The narrative around street safety all too often pits one group against another: Pedestrians and drivers admonish e-bike riders for traffic violations. E-bike riders berate drivers who swerve into the bike lanes.

The reality is this: while some attempt to divide us by how we navigate the city, we are all users of our streets, subject to the whims of those who benefit most from speed and chaos — the app companies. We should know.

As a rabbi who was recently struck by an e-bike rider traveling at high speed in the wrong direction, with surgically implanted leg hardware to prove it, and the executive director of Worker’s Justice Project, which advocates for delivery workers citywide, the expectation is for us to stand in opposition to one another.

We’re going to do better than that. We are united in the belief that to solve the problem of havoc on our streets, we need to look with clear eyes at its root cause: All of us.

We are all addicted to the convenience of touch-of-a-button delivery. Legislation cannot place the onus exclusively on delivery workers with no recognition of the economic environment in which they work.

Today, we stand together in support of innovative City Council legislation that will help bring order to our streets by regulating the third-party delivery companies that prioritize speed to maximize profits.

In the same way that the city regulated rideshare companies when they first came on the market more than a decade ago, the bill offers a new licensing structure for third-party delivery apps, putting the burden on companies who stand to make money from the size and 24-hour nature of our city as well as the craving for near-instant dispatch.

It brings the delivery landscape further into the daylight at long last while protecting workers’ individual rights and safety:

Licensed companies will be required to ensure that delivery workers use legal devices, including by providing them directly to their workers if they need them — since no one wants to spend all day on top of a ticking bomb, or bring one into their family home.

Additionally, companies will be required to ensure that delivery workers complete a safety training course and follow traffic rules — establishing a baseline understanding of expectations so that even those new to our city have the knowledge base they need to succeed.

Crucially, companies will also be required to share trip and other data to ensure compliance — because data is power, and the city can’t manage what it can’t measure. Ultimately it establishes penalties for companies that fail to comply with any of these requirements, with the most extreme scenario including the removal of a license to continue operating in one of the world’s biggest and most dynamic markets.

And we call on the Council to go one step further, equipping workers more fully with the tools to challenge the algorithmic pressures they face by creating rules around deactivation.

Too many workers who slow down, alter routes or refuse orders in dangerous conditions to prioritize safety have been deactivated. That’s unjust, and it adds to the chaos we all feel.

Workers shouldn’t have to choose between their safety and their job.
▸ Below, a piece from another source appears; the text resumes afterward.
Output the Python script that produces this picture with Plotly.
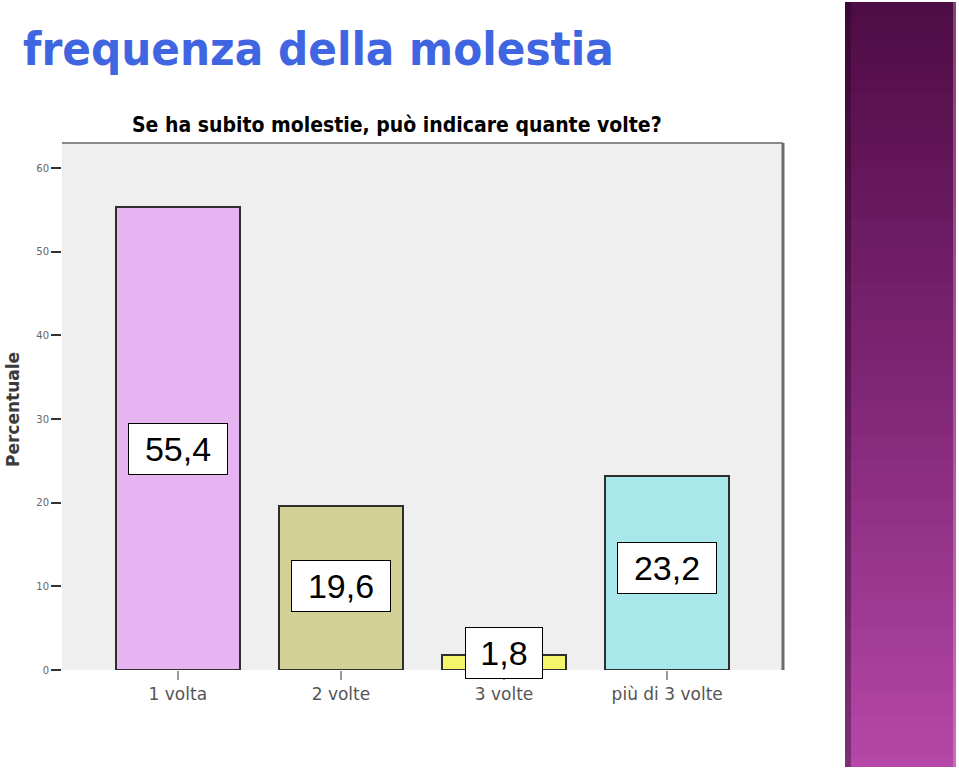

As a city, we shouldn’t have to choose between our safety and quick delivery.

A supplement that guarantees deactivation protections will help workers feel secure in slowing down, bringing the intent of this legislation more fully to bear.

For too long, the apps have operated in a sort of legal gray zone without much oversight, as they chase a buck on the backs of hardworking delivery workers forced to make choices they wouldn’t otherwise make for fear of being locked out, and at great risk to pedestrians and other road users.

This bill will help put an end to that.

Even if it becomes law, there will still be room for law enforcement in this conversation. No one should run red lights or go the wrong direction down a one-way street. But to treat law enforcement as the first and last form of defense undersells the broader landscape.

As representatives of two sides of the same coin, we urge the Council to introduce and pass this proposed legislation to intelligently regulate a growing and vital delivery industry while restoring a sense of safety to pedestrians, riders and drivers alike.

Miller, a rabbi, is the former CEO of the Jewish Community Relations Council. Guallpa is the executive director of the Worker’s Justice Project, which launched the Los Deliveristas Unidos campaign in 2020 to protect the rights of NYC’s 65,000 app delivery workers.